La “faute” de Karim Bouamrane, c’est qu’il s’est exprimé librement en tant que socialiste. Il a condamné LFI pour “l’instrumentalisation d’une partie de la société où on monte les juifs contre les musulmans, les croyants contre les non-croyants, les Blancs contre les Noirs.” J’ai pu constater cette réalité dans la banlieue parisienne, à Saint-Denis, Aubervilliers ou dans les Yvelines, lors de dizaines d’ateliers d’écriture sur le thème de la déradicalisation. Je posais régulièrement cette question aux élèves, majoritairement d’origine maghrébine : “Si vous aviez le droit de voter, pour qui voteriez-vous ?” Ils me confirmaient qu’ils voteraient pour Mélenchon parce que “c’est le seul qui protège les musulmans des Français blancs”. Depuis le 7 Octobre, de nombreux élèves me disent qu’ils voteront LFI, non seulement pour défendre les musulmans de France, mais aussi ceux de Palestine face à l’occupation israélienne et à la colonisation juive.
Du fait de la multiplication de propos antisémites, violents et identitaires, LFI ne doit pas seulement quitter la famille de la gauche, comme Karim Bouamrane l’a réclamé lors de l’émission de France 2, mais la formation doit aussi être publiquement condamnée. Ses députés et leurs soutiens sont sortis des limites du débat démocratique. Pendant que nous avançons des idées, eux se concentrent sur l’origine de leurs adversaires et nous rangent dans la case “muslims d’apparence”, alors que nous sommes de simples citoyens comme les autres, libres de nos opinions, fiers d’aimer et d’appartenir à ce pays : la France.

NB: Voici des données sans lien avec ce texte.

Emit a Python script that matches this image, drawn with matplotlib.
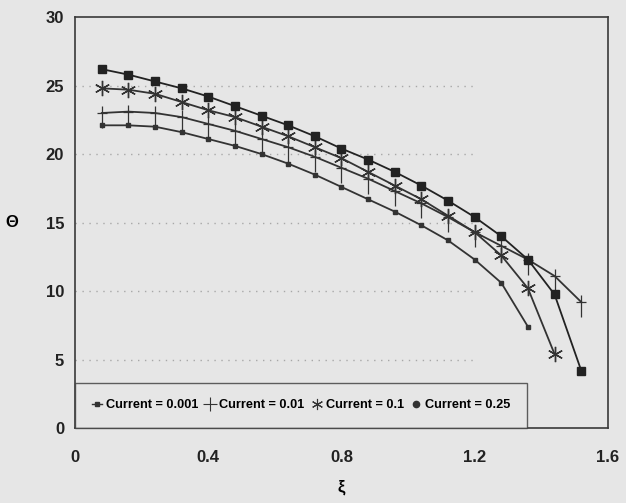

* Ecrivain et poète né à Damas, Omar Youssef Souleimane a participé aux manifestations contre le régime de Bachar el-Assad, mais, traqué par les services secrets, a dû fuir la Syrie en 2012. Réfugié en France, il a publié chez Flammarion Le Petit Terroriste, Le Dernier Syrien,Une chambre en exil, et récemment Etre Français.